Content moderation
Pre-screen user inputs before they reach your application. The moderation endpoint returns per-category probability scores so you can decide what to flag, block, or review.
Quickstart
Send a POST to /v1/moderations with model=text-moderation-stable and the input text.
curl https://api.meridian.sh/v1/moderations \
-H "Authorization: Bearer $MERIDIAN_API_KEY" \
-H "Content-Type: application/json" \
-d '{
"model": "text-moderation-stable",
"input": "I want to hurt someone."
}'Response
Each category returns a score between 0 and 1. Higher scores indicate a greater likelihood the content violates the policy. A flagged boolean istrue when any category exceeds the threshold.
{
"id": "modr-9gH7xK2LpQ",
"model": "text-moderation-stable",
"results": [
{
"flagged": true,
"categories": {
"harassment": false,
"harassment/threatening": false,
"hate": false,
"hate/threatening": false,
"self-harm": false,
"self-harm/intent": false,
"self-harm/instructions": false,
"sexual": false,
"sexual/minors": false,
"violence": true,
"violence/graphic": false
},
"category_scores": {
"harassment": 0.0003,
"harassment/threatening": 0.0001,
"hate": 0.0002,
"hate/threatening": 0.0001,
"self-harm": 0.0001,
"self-harm/intent": 0.0001,
"self-harm/instructions": 0.0001,
"sexual": 0.0001,
"sexual/minors": 0.0001,
"violence": 0.987,
"violence/graphic": 0.002
}
}
]
}Categories
| Category key | Description |
|---|---|
| harassment | Harassment |
| harassment/threatening | Harassment / Threatening |
| hate | Hate |
| hate/threatening | Hate / Threatening |
| self-harm | Self-harm |
| self-harm/intent | Self-harm / Intent |
| self-harm/instructions | Self-harm / Instructions |
| sexual | Sexual |
| sexual/minors | Sexual / Minors |
| violence | Violence |
| violence/graphic | Violence / Graphic |
Best practices
- ▸Run moderation before persisting or displaying user-generated content.

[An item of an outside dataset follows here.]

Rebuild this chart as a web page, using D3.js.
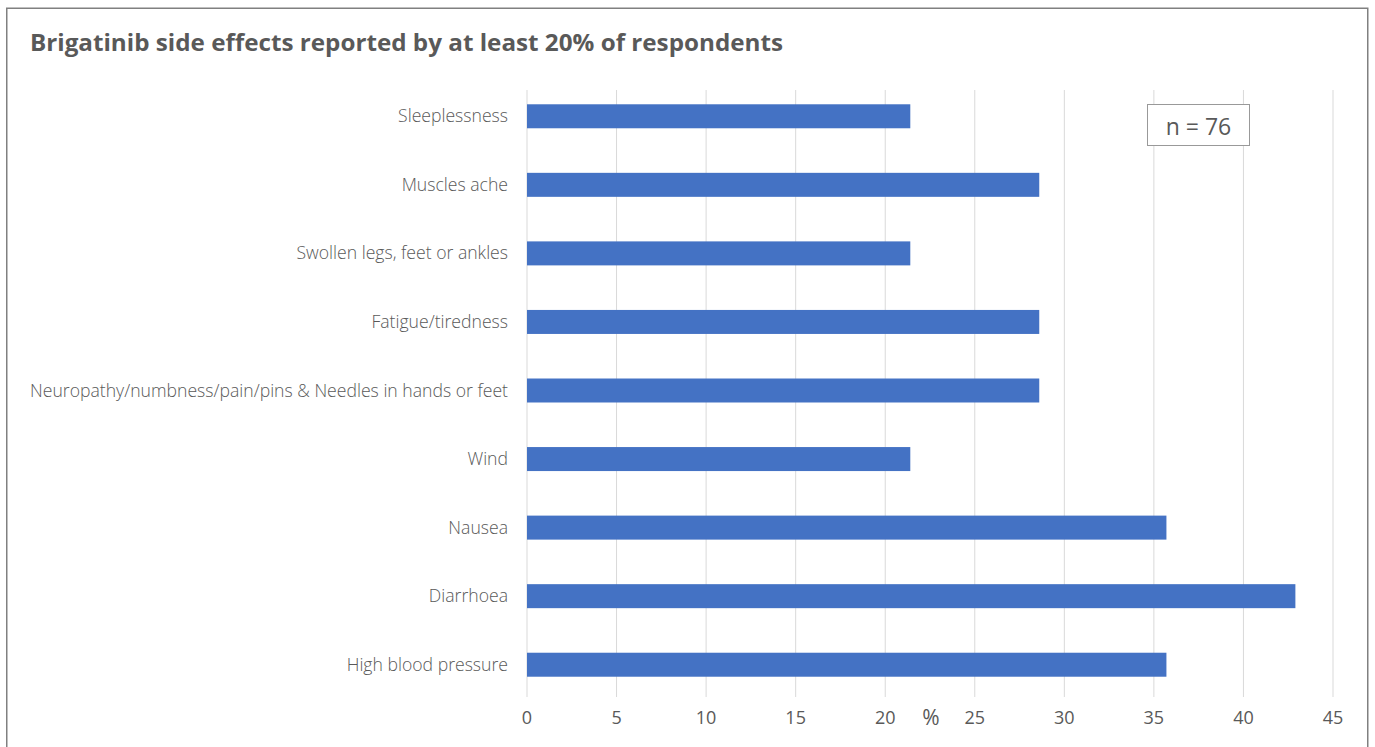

- ▸Use per-category scores to build graduated responses — warn on low-confidence flags, block on high-confidence.
- ▸Combine moderation with a human-review queue for edge cases where scores fall in a middle band.
- ▸The model is optimized for English. For other languages, test accuracy before deploying to production.